▸ WHAT IS EXPECTED
Below is a listing to transcribe in full and exactly; keep the pictures out.
═════ COLLECTED MATERIAL
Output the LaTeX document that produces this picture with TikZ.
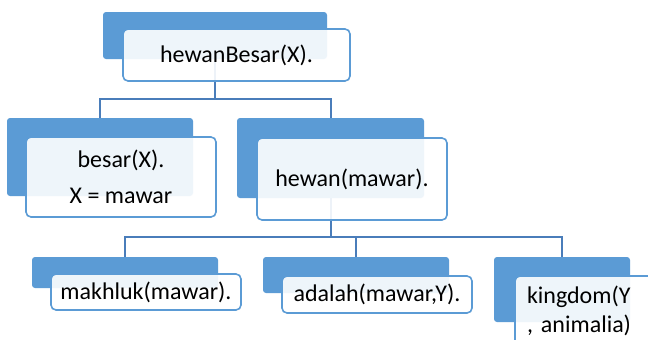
\documentclass[tikz,border=0pt]{standalone}
\usepackage{fontspec}
\setmainfont{Carlito}
\definecolor{accent}{HTML}{5B9BD5}
\definecolor{conn}{HTML}{4A7DBA}
\pgfdeclarelayer{paper}
\pgfdeclarelayer{background}
\pgfsetlayers{paper,background,main}
\tikzset{
  backbox/.style={draw=none, fill=accent, rounded corners=3pt, inner sep=0pt, outer sep=0pt},
  frontbox/.style={draw=accent, line width=1.6pt, fill=white, fill opacity=0.9, text opacity=1,
    rounded corners=5pt, inner sep=0pt, outer sep=0pt, font=\fontsize{24}{28.8}\selectfont, text=black},
  connector/.style={draw=conn, line width=2pt}
}
\begin{document}
\begin{tikzpicture}[x=1pt,y=-1pt]
\clip (0,0) rectangle (648,340);
\begin{pgfonlayer}{paper}
\fill[white] (0,0) rectangle (648,340);
\end{pgfonlayer}
% back rectangles
\node[backbox, minimum width=224pt, minimum height=47pt] (b0) at (215,35.5) {};
\node[backbox, minimum width=186pt, minimum height=78pt] (b1) at (100,157) {};
\node[backbox, minimum width=187pt, minimum height=80pt] (b2) at (330.5,158) {};
\node[backbox, minimum width=186pt, minimum height=31pt] (b3) at (125,272.5) {};
\node[backbox, minimum width=186pt, minimum height=36pt] (b4) at (356,275) {};
\node[backbox, minimum width=136pt, minimum height=65pt] (b5) at (562,289.5) {};
% front boxes
\node[frontbox, minimum width=227pt, minimum height=52pt] (w0) at (236.5,55) {hewanBesar(X).};
\node[frontbox, minimum width=190pt, minimum height=80pt, align=center] (w1) at (121,177) {besar(X).\\[7pt]X = mawar};
\node[frontbox, minimum width=190pt, minimum height=82pt] (w2) at (352,179) {hewan(mawar).};
\node[frontbox, minimum width=190pt, minimum height=36pt] (w3) at (146,292) {makhluk(mawar).};
\node[frontbox, minimum width=190pt, minimum height=37pt] (w4) at (377,294.5) {adalah(mawar,Y).};
\node[frontbox, minimum width=190pt, minimum height=70pt, text width=166pt, align=left] (w5) at (610,311) {kingdom(Y\\, animalia)};
% connectors
\coordinate (bus1) at (215,99);
\coordinate (bus2) at (330.5,237);
\begin{pgfonlayer}{background}
\draw[connector] (b0.center) -- (bus1) -| (b1.north);
\draw[connector] (bus1) -| (b2.north);
\draw[connector] (b2.center) -- (bus2) -| (b3.north);
\draw[connector] (bus2) -| (b4.north);
\draw[connector] (bus2) -| (b5.north);
\end{pgfonlayer}
\end{tikzpicture}
\end{document}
══════════
▸ REPLY
Output the LaTeX document that produces this picture with TikZ.
\documentclass[tikz,border=0pt]{standalone}
\usepackage{fontspec}
\setmainfont{Carlito}
\definecolor{accent}{HTML}{5B9BD5}
\definecolor{conn}{HTML}{4A7DBA}
\pgfdeclarelayer{paper}
\pgfdeclarelayer{background}
\pgfsetlayers{paper,background,main}
\tikzset{
  backbox/.style={draw=none, fill=accent, rounded corners=3pt, inner sep=0pt, outer sep=0pt},
  frontbox/.style={draw=accent, line width=1.6pt, fill=white, fill opacity=0.9, text opacity=1,
    rounded corners=5pt, inner sep=0pt, outer sep=0pt, font=\fontsize{24}{28.8}\selectfont, text=black},
  connector/.style={draw=conn, line width=2pt}
}
\begin{document}
\begin{tikzpicture}[x=1pt,y=-1pt]
\clip (0,0) rectangle (648,340);
\begin{pgfonlayer}{paper}
\fill[white] (0,0) rectangle (648,340);
\end{pgfonlayer}
% back rectangles
\node[backbox, minimum width=224pt, minimum height=47pt] (b0) at (215,35.5) {};
\node[backbox, minimum width=186pt, minimum height=78pt] (b1) at (100,157) {};
\node[backbox, minimum width=187pt, minimum height=80pt] (b2) at (330.5,158) {};
\node[backbox, minimum width=186pt, minimum height=31pt] (b3) at (125,272.5) {};
\node[backbox, minimum width=186pt, minimum height=36pt] (b4) at (356,275) {};
\node[backbox, minimum width=136pt, minimum height=65pt] (b5) at (562,289.5) {};
% front boxes
\node[frontbox, minimum width=227pt, minimum height=52pt] (w0) at (236.5,55) {hewanBesar(X).};
\node[frontbox, minimum width=190pt, minimum height=80pt, align=center] (w1) at (121,177) {besar(X).\\[7pt]X = mawar};
\node[frontbox, minimum width=190pt, minimum height=82pt] (w2) at (352,179) {hewan(mawar).};
\node[frontbox, minimum width=190pt, minimum height=36pt] (w3) at (146,292) {makhluk(mawar).};
\node[frontbox, minimum width=190pt, minimum height=37pt] (w4) at (377,294.5) {adalah(mawar,Y).};
\node[frontbox, minimum width=190pt, minimum height=70pt, text width=166pt, align=left] (w5) at (610,311) {kingdom(Y\\, animalia)};
% connectors
\coordinate (bus1) at (215,99);
\coordinate (bus2) at (330.5,237);
\begin{pgfonlayer}{background}
\draw[connector] (b0.center) -- (bus1) -| (b1.north);
\draw[connector] (bus1) -| (b2.north);
\draw[connector] (b2.center) -- (bus2) -| (b3.north);
\draw[connector] (bus2) -| (b4.north);
\draw[connector] (bus2) -| (b5.north);
\end{pgfonlayer}
\end{tikzpicture}
\end{document}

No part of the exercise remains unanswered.